**Request**
Write out every line below that includes the word "this".

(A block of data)
** START **

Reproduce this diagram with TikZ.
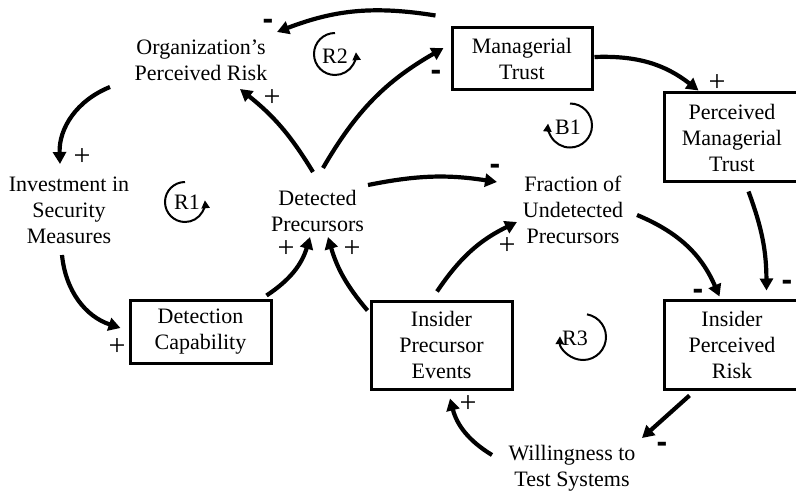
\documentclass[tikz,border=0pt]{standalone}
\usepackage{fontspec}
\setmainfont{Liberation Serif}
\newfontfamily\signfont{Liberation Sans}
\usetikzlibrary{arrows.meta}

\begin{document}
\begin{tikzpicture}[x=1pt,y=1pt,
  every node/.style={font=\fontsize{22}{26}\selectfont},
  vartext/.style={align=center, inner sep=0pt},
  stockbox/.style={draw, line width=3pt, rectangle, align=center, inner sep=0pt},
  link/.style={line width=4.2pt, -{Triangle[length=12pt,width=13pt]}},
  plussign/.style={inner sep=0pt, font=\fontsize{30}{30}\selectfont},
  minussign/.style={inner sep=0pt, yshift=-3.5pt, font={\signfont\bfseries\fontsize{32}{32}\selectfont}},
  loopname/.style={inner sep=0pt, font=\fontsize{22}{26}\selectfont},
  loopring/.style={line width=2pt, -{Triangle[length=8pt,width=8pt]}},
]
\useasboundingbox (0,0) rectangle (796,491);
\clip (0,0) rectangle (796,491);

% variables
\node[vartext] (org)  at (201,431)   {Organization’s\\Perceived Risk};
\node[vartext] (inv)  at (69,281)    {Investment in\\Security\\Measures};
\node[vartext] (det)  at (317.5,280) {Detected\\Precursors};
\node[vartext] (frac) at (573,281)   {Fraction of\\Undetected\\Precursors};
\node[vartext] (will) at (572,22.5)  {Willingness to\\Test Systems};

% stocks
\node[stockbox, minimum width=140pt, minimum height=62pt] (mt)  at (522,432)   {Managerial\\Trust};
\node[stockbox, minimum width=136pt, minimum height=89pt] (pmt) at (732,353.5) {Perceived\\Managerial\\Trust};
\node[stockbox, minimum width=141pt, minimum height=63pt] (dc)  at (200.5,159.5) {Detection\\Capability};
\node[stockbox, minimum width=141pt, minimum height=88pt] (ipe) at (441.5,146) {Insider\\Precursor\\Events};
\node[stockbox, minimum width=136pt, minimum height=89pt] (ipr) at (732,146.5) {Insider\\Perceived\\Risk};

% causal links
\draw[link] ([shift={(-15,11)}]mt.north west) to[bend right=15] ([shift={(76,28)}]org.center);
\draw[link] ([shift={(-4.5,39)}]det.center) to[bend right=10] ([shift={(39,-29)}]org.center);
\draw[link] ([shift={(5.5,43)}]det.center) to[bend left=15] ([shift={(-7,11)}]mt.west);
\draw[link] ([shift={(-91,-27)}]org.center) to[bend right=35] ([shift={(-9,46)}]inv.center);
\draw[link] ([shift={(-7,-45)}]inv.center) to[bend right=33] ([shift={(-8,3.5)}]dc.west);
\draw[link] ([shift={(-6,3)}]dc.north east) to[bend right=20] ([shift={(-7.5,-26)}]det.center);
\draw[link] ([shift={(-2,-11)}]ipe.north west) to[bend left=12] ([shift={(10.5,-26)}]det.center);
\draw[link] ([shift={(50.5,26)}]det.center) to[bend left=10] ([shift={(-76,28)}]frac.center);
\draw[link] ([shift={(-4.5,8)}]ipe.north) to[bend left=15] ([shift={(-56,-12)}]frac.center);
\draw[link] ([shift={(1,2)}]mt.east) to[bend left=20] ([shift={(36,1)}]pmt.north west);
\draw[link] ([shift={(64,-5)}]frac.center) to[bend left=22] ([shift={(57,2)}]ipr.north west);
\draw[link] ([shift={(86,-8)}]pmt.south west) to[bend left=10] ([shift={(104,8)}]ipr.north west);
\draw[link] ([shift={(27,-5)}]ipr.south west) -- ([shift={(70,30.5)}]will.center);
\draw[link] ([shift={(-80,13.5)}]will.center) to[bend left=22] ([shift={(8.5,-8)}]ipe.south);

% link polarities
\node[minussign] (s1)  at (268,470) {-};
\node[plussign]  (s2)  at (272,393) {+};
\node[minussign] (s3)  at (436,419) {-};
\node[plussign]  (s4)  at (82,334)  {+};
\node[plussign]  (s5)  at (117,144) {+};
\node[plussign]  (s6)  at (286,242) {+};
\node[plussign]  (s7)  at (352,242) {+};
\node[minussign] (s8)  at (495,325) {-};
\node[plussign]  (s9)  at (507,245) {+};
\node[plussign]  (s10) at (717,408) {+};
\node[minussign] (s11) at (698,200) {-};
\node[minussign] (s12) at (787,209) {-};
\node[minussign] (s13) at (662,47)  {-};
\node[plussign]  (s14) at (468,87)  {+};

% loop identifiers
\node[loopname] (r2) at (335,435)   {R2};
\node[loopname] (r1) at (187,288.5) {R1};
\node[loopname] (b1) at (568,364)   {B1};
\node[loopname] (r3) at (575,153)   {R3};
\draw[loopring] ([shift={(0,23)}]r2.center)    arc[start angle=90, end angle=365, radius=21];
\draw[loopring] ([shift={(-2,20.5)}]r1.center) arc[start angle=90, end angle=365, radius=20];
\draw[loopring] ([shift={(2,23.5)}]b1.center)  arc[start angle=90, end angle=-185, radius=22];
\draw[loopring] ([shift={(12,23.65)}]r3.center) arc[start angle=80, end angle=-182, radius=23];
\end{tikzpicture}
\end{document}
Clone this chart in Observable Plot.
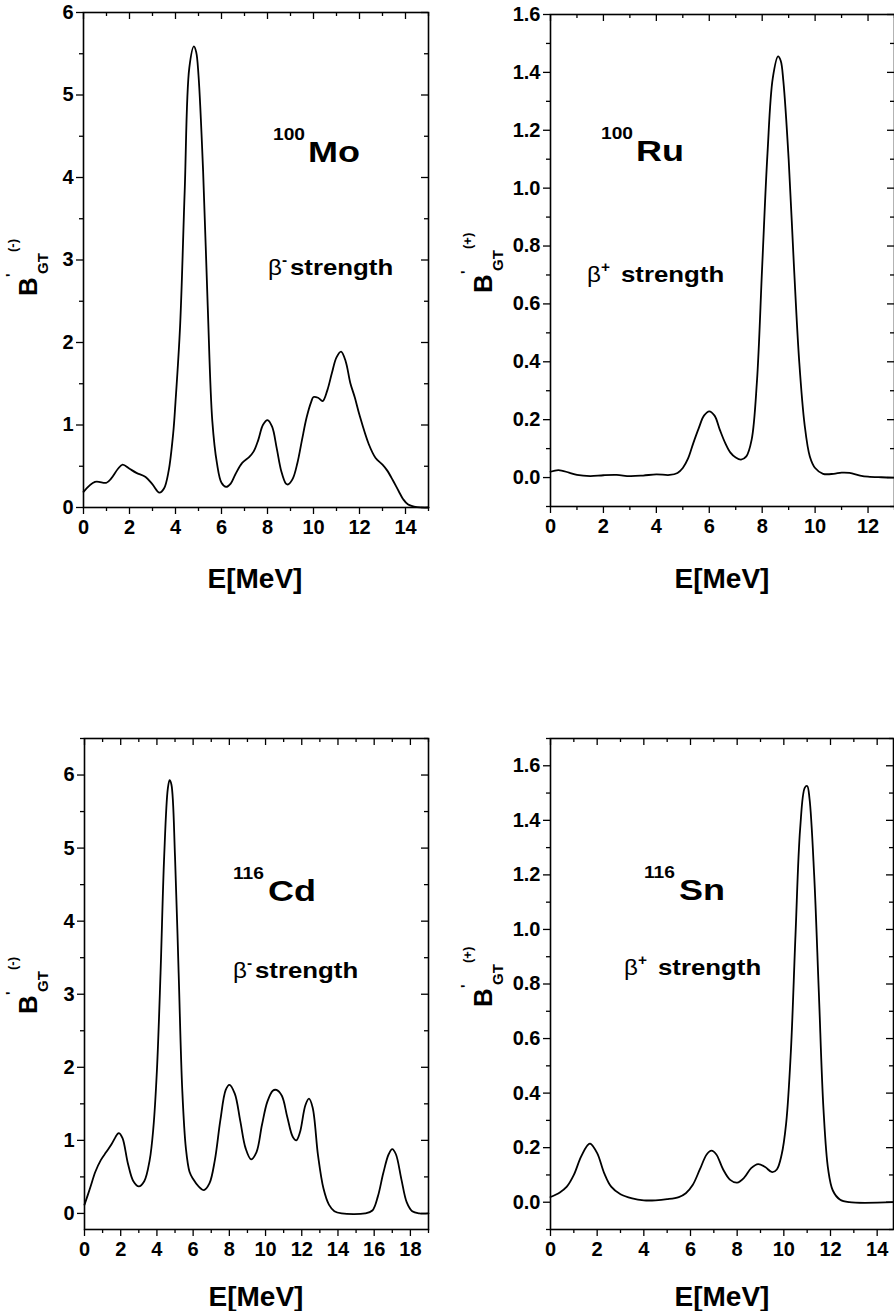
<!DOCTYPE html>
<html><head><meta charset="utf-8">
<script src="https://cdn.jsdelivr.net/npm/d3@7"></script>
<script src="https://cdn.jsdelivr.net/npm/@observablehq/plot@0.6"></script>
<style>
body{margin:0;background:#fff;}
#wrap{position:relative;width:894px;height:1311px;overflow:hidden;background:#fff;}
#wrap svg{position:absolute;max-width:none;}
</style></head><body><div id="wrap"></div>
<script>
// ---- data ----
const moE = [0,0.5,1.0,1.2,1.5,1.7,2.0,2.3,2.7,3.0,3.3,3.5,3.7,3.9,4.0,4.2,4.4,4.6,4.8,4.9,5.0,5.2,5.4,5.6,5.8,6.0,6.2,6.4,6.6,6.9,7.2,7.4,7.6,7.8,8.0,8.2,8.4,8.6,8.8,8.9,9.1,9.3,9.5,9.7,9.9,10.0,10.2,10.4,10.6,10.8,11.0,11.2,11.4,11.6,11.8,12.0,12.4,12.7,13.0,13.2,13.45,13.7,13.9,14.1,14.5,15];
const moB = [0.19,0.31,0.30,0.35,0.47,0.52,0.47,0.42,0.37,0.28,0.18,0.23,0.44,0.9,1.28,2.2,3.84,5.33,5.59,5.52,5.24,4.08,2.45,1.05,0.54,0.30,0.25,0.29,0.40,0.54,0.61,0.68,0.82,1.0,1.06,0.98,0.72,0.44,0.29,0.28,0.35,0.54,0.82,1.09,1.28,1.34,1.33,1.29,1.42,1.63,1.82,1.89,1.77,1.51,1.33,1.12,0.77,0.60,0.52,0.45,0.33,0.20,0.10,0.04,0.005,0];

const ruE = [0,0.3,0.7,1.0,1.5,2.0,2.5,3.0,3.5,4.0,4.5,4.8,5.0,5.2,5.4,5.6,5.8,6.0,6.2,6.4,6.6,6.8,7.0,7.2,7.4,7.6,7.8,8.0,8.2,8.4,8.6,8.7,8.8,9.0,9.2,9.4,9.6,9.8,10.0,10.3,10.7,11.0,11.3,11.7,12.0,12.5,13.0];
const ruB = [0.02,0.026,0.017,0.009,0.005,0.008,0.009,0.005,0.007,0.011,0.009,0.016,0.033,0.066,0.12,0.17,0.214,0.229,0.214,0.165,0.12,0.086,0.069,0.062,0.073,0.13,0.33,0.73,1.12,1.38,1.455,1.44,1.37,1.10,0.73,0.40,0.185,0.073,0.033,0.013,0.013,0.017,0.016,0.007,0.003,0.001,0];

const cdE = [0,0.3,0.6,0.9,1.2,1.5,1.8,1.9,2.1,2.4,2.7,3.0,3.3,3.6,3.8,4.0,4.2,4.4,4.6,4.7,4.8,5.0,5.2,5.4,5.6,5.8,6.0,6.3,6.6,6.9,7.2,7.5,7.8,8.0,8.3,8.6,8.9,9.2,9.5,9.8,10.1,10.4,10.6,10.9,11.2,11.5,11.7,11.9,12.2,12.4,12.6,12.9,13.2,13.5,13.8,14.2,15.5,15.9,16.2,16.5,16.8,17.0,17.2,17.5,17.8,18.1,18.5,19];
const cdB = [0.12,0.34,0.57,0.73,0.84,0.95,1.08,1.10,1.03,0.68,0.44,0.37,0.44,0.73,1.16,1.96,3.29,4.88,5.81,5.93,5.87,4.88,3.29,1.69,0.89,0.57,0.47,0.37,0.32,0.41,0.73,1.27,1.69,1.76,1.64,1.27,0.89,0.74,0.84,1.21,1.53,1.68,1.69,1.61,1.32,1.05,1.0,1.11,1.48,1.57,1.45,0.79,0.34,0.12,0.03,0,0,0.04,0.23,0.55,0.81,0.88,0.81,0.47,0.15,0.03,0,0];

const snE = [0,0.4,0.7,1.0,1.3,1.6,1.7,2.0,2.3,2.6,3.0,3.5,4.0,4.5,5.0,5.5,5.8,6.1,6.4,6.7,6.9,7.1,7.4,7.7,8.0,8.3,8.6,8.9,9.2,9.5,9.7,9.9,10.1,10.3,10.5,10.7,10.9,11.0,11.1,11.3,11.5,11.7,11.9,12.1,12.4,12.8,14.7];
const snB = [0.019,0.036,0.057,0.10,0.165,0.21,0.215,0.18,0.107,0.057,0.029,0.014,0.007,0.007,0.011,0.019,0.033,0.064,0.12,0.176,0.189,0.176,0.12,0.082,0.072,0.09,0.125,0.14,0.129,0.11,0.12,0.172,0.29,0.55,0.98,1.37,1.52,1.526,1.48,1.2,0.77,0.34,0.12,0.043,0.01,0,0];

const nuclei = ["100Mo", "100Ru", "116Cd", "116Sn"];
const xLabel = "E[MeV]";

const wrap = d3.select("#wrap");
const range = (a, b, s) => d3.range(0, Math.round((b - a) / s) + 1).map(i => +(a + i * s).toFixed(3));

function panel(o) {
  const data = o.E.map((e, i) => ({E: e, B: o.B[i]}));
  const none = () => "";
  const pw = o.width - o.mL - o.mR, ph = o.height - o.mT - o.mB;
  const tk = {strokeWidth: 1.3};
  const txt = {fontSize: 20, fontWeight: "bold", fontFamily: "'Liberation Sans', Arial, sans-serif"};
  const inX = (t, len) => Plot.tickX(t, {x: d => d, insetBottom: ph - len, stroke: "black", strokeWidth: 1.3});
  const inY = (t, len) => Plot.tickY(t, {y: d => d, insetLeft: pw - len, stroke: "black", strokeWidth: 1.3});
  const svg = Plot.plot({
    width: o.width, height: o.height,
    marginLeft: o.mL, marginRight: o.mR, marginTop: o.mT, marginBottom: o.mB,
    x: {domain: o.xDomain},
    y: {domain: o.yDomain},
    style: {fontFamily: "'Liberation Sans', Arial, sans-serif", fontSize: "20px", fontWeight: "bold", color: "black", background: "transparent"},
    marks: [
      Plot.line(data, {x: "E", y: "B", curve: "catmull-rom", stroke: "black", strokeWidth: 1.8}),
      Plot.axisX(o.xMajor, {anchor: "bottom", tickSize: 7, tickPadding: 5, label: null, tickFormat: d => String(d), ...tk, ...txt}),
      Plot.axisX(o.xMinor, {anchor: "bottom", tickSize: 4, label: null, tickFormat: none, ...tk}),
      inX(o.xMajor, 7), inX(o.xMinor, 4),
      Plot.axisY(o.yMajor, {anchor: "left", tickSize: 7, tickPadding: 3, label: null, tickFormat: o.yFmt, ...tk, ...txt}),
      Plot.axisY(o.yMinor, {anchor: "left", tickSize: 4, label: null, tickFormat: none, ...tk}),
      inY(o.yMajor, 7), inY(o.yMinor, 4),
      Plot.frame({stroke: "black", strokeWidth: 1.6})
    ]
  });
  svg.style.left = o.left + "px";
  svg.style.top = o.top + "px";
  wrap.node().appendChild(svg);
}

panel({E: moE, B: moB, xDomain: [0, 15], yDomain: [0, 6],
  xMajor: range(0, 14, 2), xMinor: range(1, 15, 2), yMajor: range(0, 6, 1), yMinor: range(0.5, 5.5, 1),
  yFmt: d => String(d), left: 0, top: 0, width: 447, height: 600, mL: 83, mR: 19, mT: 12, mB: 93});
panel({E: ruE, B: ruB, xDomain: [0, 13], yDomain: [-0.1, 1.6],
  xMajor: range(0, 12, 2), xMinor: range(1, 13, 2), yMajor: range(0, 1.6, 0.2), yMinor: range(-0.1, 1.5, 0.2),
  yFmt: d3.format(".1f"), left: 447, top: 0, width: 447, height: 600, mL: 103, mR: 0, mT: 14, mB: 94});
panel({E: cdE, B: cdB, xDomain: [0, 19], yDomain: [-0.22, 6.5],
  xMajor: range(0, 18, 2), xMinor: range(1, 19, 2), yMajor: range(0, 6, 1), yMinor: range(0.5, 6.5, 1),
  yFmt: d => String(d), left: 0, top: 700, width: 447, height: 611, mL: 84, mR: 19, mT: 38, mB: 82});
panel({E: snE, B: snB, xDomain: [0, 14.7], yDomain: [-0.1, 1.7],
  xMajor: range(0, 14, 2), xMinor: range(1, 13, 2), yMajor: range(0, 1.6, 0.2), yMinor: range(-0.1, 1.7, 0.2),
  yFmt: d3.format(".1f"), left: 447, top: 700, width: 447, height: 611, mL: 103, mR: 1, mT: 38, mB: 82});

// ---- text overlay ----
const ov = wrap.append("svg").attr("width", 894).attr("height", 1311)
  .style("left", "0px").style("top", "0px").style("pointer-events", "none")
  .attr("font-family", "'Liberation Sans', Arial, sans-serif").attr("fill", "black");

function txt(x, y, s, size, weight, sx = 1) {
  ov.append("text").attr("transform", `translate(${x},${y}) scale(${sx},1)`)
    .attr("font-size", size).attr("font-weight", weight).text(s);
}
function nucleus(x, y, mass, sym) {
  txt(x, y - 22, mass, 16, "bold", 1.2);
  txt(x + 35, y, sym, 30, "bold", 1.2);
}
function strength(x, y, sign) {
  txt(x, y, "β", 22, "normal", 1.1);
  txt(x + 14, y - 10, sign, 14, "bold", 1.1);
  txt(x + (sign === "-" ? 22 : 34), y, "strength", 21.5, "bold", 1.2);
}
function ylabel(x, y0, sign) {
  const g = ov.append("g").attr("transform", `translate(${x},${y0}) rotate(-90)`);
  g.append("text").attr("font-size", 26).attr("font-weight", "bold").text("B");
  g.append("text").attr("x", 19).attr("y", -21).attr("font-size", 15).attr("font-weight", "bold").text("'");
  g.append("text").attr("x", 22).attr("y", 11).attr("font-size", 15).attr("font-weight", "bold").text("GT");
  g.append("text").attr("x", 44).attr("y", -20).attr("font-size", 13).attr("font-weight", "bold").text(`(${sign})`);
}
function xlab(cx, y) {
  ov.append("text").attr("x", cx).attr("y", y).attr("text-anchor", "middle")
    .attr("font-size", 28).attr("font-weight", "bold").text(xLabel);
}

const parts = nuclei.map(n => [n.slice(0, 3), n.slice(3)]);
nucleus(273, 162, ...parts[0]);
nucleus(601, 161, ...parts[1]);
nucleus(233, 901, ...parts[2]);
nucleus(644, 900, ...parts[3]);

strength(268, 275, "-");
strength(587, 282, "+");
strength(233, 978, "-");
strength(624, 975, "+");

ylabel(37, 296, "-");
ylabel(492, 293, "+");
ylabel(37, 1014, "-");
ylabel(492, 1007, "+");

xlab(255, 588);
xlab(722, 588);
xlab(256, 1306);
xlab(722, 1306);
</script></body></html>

** END **

**Task output**
Reproduce this diagram with TikZ.
Clone this chart in Observable Plot.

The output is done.